Text Simplification of College Admissions Instructions: A Professionally Simplified and Verified Corpus

Zachary Taylor; Junyi Jessy Li; Maximus Chu

This dataset contains three unique sets of texts. The first set of texts (ORIGINAL) is original college admissions instructions from the websites of colleges and universities in the United States. The second set of texts (SIMPLIFIED) is simplified college admissions instructions from the websites of colleges and universities in the United States. The third set of texts (ORIGINAL TO SIMPLIFIED ALIGNMENTS) are documents that pair--line by line--the original and simplified text to explore what information appears in the original that does or does not appear in the simplified version and how the simplified versions are altered as a result of the simplification process.

The texts, written in English (from US institutions), were manually simplified by an author of this paper who is a native English speaker. The author has a doctoral degree in education and has worked professionally in US postsecondary education for over a decade, including work in undergraduate admissions. Thus the author engaged with their professional insight to simplify without losing critical information necessary for its comprehension and understanding.
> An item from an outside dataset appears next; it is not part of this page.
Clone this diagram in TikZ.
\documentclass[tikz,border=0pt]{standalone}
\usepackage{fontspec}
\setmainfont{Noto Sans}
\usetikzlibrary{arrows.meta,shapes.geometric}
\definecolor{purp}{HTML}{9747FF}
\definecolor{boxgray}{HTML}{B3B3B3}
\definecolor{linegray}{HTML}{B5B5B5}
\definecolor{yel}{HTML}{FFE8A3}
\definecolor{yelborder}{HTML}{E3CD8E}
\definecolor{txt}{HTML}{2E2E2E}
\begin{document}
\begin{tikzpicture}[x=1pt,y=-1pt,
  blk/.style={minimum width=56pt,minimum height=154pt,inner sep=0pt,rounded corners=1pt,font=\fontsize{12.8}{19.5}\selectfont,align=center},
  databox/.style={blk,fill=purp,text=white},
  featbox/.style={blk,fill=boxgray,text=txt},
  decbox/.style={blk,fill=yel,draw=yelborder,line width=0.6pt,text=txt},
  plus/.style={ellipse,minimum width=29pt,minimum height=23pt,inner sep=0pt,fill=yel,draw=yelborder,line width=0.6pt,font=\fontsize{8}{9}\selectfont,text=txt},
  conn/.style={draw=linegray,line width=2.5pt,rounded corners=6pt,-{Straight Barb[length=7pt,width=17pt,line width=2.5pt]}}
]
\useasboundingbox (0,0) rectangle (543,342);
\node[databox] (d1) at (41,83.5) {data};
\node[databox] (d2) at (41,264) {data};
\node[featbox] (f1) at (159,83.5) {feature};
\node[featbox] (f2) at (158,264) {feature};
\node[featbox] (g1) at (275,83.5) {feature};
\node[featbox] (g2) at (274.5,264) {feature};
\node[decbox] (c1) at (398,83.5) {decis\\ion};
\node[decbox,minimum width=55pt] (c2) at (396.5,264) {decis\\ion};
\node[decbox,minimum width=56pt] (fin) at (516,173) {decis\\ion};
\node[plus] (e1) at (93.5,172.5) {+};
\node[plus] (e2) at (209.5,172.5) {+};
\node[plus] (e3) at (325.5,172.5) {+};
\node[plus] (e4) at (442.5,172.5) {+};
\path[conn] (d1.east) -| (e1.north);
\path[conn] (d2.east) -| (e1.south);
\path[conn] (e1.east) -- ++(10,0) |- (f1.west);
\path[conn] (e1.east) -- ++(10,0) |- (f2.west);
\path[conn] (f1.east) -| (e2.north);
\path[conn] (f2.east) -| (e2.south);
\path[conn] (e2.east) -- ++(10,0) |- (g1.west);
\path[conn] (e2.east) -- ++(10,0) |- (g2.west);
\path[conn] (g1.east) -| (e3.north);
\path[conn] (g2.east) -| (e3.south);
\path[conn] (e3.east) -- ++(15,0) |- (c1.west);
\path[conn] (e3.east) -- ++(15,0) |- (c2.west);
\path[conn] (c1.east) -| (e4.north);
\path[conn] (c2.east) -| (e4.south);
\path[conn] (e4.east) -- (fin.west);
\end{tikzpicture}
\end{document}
To determine whether the simplification of admissions application instructions were acceptable—that is to say they did not lose critical information or accuracy between the pre- and post-simplification process—we engaged with ten subject-matter experts (SMEs). Each simplified text was verified by 2 SMEs independently; in total, we engaged with 10 SMEs, who volunteered their time.

All ten of the SMEs had professional backgrounds in U.S. postsecondary admissions, having worked at least five years full-time in college admissions offices in the United States. These SMEs were identified through professional networks and snowball methods, as several of our SMEs knew colleagues from different institutions or educational entities who would serve as high-quality, knowledgable SMEs.

Moreover, we engaged with a diverse group of SMEs from different institution types (i.e., community colleges, public four-year institutions, private liberal arts colleges) and with various lengths of experience to capture the potential variability of admissions and financial aid parlance, jargon, and communication style. As the first study of its kind, identifying SMEs from diverse backgrounds provided more generalizability and reliability of findings, thus informing future research and practice regarding the communication of admissions application instructions to students and their support networks. Four subject-matter experts worked at public, four-year universities, four worked at private, four-year universities, and two worked at public, two-year community colleges.

To perform the acceptability judgement, the SME was presented with both pre- and post-simplification texts in real time over a Zoom video conference meeting. Then, we asked the SME to read the pre-simplified (original) text, followed by the post-simplification (simplified) text and determine whether the simplified text was acceptable. For example, changing the verb “submit” to “complete” is not acceptable because “submit” implies the documentation or information is being submitted by a submitter to a submittee, while “complete” only implies the documentation or information is completed and not directed to any educational stakeholder. If a simplification was deemed unacceptable by one or more SMEs, we asked the SME what simplification would be acceptable through an iterative process in real time across all texts in this study. Once the SME provided their feedback and we integrated their feedback into the simplified text, the same SME was again asked to read both the both pre- and post-simplification texts in real time and render their acceptability judgement. If at any time there was an instance where a lexical item (e.g., single word, acronym, initialism, compound adjective), sentence, or paragraph could not be simplified, the pre-simplified section of that text was used.